▸ BRIEF:
Take the records below from their first line to the line with "0.890, 0.961, 1.0]", and restate those lines word for word.

▸ SUPPLIED RECORDS:
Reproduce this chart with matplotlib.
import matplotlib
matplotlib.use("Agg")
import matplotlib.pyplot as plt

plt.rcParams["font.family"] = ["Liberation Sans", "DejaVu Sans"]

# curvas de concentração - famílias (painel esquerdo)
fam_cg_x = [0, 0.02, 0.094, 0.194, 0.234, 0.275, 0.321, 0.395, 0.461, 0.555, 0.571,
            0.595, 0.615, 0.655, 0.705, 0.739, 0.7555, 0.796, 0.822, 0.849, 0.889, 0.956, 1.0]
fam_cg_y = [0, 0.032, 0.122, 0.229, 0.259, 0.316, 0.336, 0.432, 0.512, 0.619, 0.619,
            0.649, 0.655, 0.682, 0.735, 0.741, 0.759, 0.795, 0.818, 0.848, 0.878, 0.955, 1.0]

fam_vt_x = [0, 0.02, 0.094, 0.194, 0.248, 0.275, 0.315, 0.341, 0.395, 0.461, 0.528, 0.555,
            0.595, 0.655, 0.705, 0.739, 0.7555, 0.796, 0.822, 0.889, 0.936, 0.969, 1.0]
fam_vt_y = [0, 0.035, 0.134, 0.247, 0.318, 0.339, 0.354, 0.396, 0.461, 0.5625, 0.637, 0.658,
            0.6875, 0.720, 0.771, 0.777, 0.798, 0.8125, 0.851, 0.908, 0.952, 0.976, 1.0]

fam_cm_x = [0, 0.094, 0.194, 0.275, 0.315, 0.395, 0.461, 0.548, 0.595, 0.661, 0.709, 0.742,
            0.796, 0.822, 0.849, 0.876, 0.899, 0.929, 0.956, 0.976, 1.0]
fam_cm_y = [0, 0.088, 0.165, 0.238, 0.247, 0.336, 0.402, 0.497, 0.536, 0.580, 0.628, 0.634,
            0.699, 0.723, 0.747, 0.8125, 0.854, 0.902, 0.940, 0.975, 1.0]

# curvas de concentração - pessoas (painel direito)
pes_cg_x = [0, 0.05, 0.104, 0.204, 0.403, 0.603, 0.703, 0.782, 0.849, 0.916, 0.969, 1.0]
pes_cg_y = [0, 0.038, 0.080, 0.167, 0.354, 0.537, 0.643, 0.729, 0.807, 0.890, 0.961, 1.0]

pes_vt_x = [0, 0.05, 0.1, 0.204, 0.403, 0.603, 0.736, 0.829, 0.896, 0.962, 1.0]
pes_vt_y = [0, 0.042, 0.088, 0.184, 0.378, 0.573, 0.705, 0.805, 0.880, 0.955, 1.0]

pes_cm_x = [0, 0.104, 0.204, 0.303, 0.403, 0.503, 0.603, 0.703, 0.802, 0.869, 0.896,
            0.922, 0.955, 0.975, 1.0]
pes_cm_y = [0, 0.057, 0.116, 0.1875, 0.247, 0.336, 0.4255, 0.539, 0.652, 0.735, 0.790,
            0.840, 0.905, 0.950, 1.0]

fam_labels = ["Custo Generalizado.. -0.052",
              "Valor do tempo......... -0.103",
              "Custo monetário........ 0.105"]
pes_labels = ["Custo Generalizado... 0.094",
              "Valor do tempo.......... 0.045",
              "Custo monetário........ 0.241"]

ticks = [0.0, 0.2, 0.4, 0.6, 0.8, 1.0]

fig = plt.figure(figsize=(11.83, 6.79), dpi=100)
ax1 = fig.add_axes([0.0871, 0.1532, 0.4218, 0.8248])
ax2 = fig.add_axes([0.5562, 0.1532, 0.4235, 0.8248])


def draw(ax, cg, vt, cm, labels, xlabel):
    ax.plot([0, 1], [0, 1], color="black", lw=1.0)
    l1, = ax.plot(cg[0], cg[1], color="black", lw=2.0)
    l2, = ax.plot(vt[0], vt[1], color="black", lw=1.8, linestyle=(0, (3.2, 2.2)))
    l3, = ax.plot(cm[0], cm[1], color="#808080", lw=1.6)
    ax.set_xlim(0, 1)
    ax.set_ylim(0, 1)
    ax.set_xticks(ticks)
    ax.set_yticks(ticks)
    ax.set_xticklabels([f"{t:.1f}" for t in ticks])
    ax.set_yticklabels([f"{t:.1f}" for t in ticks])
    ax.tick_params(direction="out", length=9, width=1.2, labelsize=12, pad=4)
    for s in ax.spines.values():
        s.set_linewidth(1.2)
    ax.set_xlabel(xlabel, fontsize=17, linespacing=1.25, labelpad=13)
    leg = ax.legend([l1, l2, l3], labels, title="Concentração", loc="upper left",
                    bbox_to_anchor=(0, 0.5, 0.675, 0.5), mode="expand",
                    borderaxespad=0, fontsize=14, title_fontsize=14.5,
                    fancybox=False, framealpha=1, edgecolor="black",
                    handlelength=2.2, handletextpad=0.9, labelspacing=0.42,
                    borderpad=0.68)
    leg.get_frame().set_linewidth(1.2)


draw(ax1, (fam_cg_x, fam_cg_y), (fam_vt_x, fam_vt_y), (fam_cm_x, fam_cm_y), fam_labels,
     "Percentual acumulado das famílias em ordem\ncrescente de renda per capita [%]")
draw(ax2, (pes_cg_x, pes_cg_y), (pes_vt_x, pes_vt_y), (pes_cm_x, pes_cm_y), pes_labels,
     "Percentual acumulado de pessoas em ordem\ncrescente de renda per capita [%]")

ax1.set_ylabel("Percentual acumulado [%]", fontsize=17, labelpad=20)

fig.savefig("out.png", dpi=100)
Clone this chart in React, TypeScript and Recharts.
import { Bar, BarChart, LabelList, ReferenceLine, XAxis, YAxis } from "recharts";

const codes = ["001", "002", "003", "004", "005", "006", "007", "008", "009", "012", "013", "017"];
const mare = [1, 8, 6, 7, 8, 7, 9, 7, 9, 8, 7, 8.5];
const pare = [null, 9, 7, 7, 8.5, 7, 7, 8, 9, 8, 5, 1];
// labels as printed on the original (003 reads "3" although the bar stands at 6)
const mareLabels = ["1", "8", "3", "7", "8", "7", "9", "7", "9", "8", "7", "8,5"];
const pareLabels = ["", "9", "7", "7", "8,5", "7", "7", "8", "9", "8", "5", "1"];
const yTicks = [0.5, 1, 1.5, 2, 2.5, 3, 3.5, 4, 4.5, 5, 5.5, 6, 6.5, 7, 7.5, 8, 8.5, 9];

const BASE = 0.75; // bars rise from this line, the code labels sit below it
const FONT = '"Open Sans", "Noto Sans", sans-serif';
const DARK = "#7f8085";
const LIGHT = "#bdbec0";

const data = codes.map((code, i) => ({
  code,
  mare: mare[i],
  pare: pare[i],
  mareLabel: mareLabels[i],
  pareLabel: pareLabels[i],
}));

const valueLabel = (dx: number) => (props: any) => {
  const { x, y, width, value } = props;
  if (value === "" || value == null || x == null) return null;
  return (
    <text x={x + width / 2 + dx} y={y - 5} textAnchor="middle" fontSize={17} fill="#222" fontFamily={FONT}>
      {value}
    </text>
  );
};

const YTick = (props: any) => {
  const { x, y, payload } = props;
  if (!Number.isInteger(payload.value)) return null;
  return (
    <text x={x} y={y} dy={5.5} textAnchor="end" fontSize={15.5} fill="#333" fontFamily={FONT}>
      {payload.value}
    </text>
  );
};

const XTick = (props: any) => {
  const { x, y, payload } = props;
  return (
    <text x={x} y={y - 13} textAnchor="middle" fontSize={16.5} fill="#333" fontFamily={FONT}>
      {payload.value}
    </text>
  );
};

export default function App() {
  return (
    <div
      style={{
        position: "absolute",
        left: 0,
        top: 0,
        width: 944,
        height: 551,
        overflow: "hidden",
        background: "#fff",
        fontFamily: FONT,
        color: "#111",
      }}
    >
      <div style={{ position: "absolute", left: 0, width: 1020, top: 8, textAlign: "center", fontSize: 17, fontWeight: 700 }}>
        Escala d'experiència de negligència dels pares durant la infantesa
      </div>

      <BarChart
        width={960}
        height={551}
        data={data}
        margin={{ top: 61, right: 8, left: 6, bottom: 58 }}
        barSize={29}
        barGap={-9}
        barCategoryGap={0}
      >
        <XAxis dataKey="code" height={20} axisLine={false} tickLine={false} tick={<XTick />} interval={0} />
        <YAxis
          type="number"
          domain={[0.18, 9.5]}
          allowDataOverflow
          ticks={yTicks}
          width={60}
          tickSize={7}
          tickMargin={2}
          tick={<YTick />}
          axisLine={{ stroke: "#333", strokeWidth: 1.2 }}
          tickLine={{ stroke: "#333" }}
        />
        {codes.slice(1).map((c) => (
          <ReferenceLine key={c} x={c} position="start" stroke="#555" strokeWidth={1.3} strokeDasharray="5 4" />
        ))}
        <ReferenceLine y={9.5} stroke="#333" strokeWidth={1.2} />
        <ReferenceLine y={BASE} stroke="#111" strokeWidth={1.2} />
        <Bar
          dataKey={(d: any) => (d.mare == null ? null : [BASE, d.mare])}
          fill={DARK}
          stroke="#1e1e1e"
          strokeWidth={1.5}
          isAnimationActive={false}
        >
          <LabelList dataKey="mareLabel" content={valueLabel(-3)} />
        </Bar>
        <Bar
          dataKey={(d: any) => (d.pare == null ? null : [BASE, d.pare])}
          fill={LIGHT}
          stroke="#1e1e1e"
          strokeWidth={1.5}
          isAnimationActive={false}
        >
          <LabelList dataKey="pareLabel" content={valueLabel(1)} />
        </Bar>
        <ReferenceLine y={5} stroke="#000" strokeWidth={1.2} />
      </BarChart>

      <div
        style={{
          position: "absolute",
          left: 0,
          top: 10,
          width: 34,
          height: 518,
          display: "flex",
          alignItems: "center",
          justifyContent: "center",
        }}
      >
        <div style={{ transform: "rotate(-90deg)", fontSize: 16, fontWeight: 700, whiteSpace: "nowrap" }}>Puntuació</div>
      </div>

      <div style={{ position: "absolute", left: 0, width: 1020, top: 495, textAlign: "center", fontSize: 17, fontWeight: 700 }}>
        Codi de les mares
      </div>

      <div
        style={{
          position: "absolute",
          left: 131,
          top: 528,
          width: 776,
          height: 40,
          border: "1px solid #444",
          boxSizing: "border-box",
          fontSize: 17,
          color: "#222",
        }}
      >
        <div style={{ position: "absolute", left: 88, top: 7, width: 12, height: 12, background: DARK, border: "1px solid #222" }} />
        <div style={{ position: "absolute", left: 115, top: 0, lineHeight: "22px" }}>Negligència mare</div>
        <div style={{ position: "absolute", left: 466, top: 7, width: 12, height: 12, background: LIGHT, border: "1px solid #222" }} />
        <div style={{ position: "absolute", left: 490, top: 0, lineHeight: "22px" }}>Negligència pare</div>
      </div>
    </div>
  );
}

▸ RESULT FOR THIS TASK:
Reproduce this chart with matplotlib.
import matplotlib
matplotlib.use("Agg")
import matplotlib.pyplot as plt

plt.rcParams["font.family"] = ["Liberation Sans", "DejaVu Sans"]

# curvas de concentração - famílias (painel esquerdo)
fam_cg_x = [0, 0.02, 0.094, 0.194, 0.234, 0.275, 0.321, 0.395, 0.461, 0.555, 0.571,
            0.595, 0.615, 0.655, 0.705, 0.739, 0.7555, 0.796, 0.822, 0.849, 0.889, 0.956, 1.0]
fam_cg_y = [0, 0.032, 0.122, 0.229, 0.259, 0.316, 0.336, 0.432, 0.512, 0.619, 0.619,
            0.649, 0.655, 0.682, 0.735, 0.741, 0.759, 0.795, 0.818, 0.848, 0.878, 0.955, 1.0]

fam_vt_x = [0, 0.02, 0.094, 0.194, 0.248, 0.275, 0.315, 0.341, 0.395, 0.461, 0.528, 0.555,
            0.595, 0.655, 0.705, 0.739, 0.7555, 0.796, 0.822, 0.889, 0.936, 0.969, 1.0]
fam_vt_y = [0, 0.035, 0.134, 0.247, 0.318, 0.339, 0.354, 0.396, 0.461, 0.5625, 0.637, 0.658,
            0.6875, 0.720, 0.771, 0.777, 0.798, 0.8125, 0.851, 0.908, 0.952, 0.976, 1.0]

fam_cm_x = [0, 0.094, 0.194, 0.275, 0.315, 0.395, 0.461, 0.548, 0.595, 0.661, 0.709, 0.742,
            0.796, 0.822, 0.849, 0.876, 0.899, 0.929, 0.956, 0.976, 1.0]
fam_cm_y = [0, 0.088, 0.165, 0.238, 0.247, 0.336, 0.402, 0.497, 0.536, 0.580, 0.628, 0.634,
            0.699, 0.723, 0.747, 0.8125, 0.854, 0.902, 0.940, 0.975, 1.0]

# curvas de concentração - pessoas (painel direito)
pes_cg_x = [0, 0.05, 0.104, 0.204, 0.403, 0.603, 0.703, 0.782, 0.849, 0.916, 0.969, 1.0]
pes_cg_y = [0, 0.038, 0.080, 0.167, 0.354, 0.537, 0.643, 0.729, 0.807, 0.890, 0.961, 1.0]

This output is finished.